WASHINGTON — QUESTION:
What's a provisional or special ballot, and why would a voter be asked to cast one?
It's a voting procedure that basically protects an eligible voter from being turned away at the poll.
David Lublin, Professor and Chair of the Department of Government at American University
Maryland State Board of Elections
D.C. Board of Elections
Virginia Department of Elections
Casting a provisional ballot in Maryland or Virginia or casting a “special ballot” as they’re called in D.C. is a voting procedure that basically protects an eligible voter from being turned away at the poll.
After the 2000 election and its various logistical issues, Congress passed the Help America Vote Act of 2002 mandating several election reforms.

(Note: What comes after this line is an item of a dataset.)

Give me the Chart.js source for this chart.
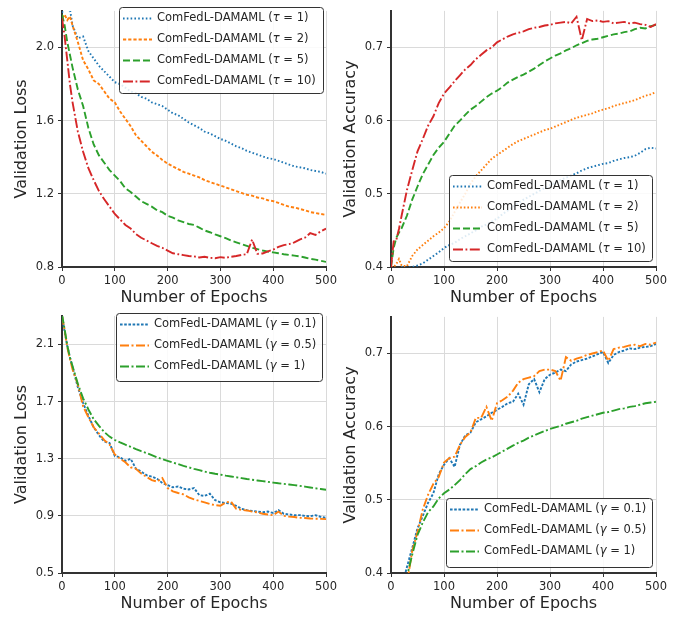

According to the U.S. Election Assistance Commission, HAVA required states to implement the following programs and procedures:
- Provisional voting
- Voting information
- Updated and upgraded voting equipment
- Statewide voter registration databases
- Voter identification procedures
- Administrative complaint procedures
There are several reasons a voter could be asked to cast a provisional or special ballot.
For example, if you're a registered voter and you show up to vote in your jurisdiction but an election official can’t find you in the poll book – you’ll be asked to cast a provisional ballot.
David Lublin, Professor and Chair of the Department of Government at American University said that rather "than trying to adjudicate that at a polling place in the middle of the line of voters, let them cast a separate ballot put it in an envelope where it's still secret and then you can evaluate it when you're counting all of the ballots."
According to DC, Maryland and Virginia’s election information, some of the reasons a voter may be asked to cast a special or provisional ballot include:
- Records show you already voted.
- You moved recently but didn’t notify election officials.
- ID is required to vote, like in Virginia but you don't have it.
- Someone challenges your right to vote.
- Records show you requested an absentee or mail-in ballot, it hasn’t been returned and you want to vote but don’t have the original ballot
- A court ordered a polling place to stay open late and you’ll be voting during extended hours.
According to D.C., Maryland and Virginia election information, special and provisional ballots are handled, tracked and counted even if they will not change the outcome of an election.